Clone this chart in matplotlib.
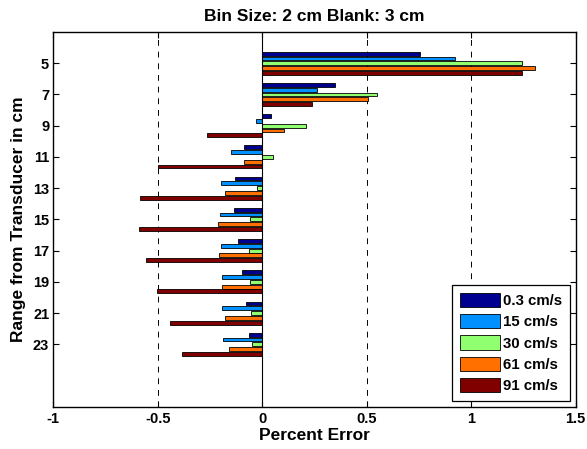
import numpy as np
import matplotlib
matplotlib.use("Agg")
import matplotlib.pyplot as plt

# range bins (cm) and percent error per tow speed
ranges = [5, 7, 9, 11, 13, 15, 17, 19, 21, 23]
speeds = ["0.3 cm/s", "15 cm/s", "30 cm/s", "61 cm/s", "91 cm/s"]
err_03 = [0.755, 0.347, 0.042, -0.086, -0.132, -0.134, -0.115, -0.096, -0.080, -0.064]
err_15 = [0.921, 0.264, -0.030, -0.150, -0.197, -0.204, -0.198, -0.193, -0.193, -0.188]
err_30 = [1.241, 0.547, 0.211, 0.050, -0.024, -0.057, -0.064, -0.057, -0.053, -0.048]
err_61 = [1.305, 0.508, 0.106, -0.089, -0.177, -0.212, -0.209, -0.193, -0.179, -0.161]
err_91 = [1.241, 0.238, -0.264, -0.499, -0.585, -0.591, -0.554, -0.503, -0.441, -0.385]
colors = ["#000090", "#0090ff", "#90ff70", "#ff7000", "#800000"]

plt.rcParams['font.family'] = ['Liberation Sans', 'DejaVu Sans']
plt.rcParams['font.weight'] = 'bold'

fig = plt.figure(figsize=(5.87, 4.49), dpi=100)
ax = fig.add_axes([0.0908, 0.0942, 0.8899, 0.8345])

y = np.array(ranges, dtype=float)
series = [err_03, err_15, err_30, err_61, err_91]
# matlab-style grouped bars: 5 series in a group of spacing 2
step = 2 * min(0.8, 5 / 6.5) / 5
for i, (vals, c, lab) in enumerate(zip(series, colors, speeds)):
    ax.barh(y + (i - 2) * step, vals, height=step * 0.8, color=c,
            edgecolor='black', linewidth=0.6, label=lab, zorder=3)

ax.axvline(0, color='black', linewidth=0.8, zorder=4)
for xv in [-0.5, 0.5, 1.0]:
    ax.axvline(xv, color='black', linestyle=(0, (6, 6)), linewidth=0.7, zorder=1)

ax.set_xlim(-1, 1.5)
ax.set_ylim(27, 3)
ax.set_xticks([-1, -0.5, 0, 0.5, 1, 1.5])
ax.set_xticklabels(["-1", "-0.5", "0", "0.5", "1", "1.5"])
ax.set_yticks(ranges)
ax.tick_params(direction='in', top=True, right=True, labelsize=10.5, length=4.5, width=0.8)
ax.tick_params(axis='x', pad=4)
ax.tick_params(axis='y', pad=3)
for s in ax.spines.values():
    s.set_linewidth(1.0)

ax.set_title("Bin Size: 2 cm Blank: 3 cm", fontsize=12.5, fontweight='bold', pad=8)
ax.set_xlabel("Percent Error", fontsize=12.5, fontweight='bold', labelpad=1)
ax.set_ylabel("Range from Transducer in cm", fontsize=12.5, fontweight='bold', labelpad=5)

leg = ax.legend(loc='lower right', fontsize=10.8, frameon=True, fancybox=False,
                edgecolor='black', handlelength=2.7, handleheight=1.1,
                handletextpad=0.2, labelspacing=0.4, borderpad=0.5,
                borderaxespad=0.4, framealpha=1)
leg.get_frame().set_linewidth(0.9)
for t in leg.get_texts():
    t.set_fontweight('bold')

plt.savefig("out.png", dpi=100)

::::

**WRITTEN TASK**
From the first line above down to the line with "s.set_linewidth(1.0)", reproduce every line and no others, omitting pictures.

**PROBLEM SOLUTION**
Clone this chart in matplotlib.
import numpy as np
import matplotlib
matplotlib.use("Agg")
import matplotlib.pyplot as plt

# range bins (cm) and percent error per tow speed
ranges = [5, 7, 9, 11, 13, 15, 17, 19, 21, 23]
speeds = ["0.3 cm/s", "15 cm/s", "30 cm/s", "61 cm/s", "91 cm/s"]
err_03 = [0.755, 0.347, 0.042, -0.086, -0.132, -0.134, -0.115, -0.096, -0.080, -0.064]
err_15 = [0.921, 0.264, -0.030, -0.150, -0.197, -0.204, -0.198, -0.193, -0.193, -0.188]
err_30 = [1.241, 0.547, 0.211, 0.050, -0.024, -0.057, -0.064, -0.057, -0.053, -0.048]
err_61 = [1.305, 0.508, 0.106, -0.089, -0.177, -0.212, -0.209, -0.193, -0.179, -0.161]
err_91 = [1.241, 0.238, -0.264, -0.499, -0.585, -0.591, -0.554, -0.503, -0.441, -0.385]
colors = ["#000090", "#0090ff", "#90ff70", "#ff7000", "#800000"]

plt.rcParams['font.family'] = ['Liberation Sans', 'DejaVu Sans']
plt.rcParams['font.weight'] = 'bold'

fig = plt.figure(figsize=(5.87, 4.49), dpi=100)
ax = fig.add_axes([0.0908, 0.0942, 0.8899, 0.8345])

y = np.array(ranges, dtype=float)
series = [err_03, err_15, err_30, err_61, err_91]
# matlab-style grouped bars: 5 series in a group of spacing 2
step = 2 * min(0.8, 5 / 6.5) / 5
for i, (vals, c, lab) in enumerate(zip(series, colors, speeds)):
    ax.barh(y + (i - 2) * step, vals, height=step * 0.8, color=c,
            edgecolor='black', linewidth=0.6, label=lab, zorder=3)

ax.axvline(0, color='black', linewidth=0.8, zorder=4)
for xv in [-0.5, 0.5, 1.0]:
    ax.axvline(xv, color='black', linestyle=(0, (6, 6)), linewidth=0.7, zorder=1)

ax.set_xlim(-1, 1.5)
ax.set_ylim(27, 3)
ax.set_xticks([-1, -0.5, 0, 0.5, 1, 1.5])
ax.set_xticklabels(["-1", "-0.5", "0", "0.5", "1", "1.5"])
ax.set_yticks(ranges)
ax.tick_params(direction='in', top=True, right=True, labelsize=10.5, length=4.5, width=0.8)
ax.tick_params(axis='x', pad=4)
ax.tick_params(axis='y', pad=3)
for s in ax.spines.values():
    s.set_linewidth(1.0)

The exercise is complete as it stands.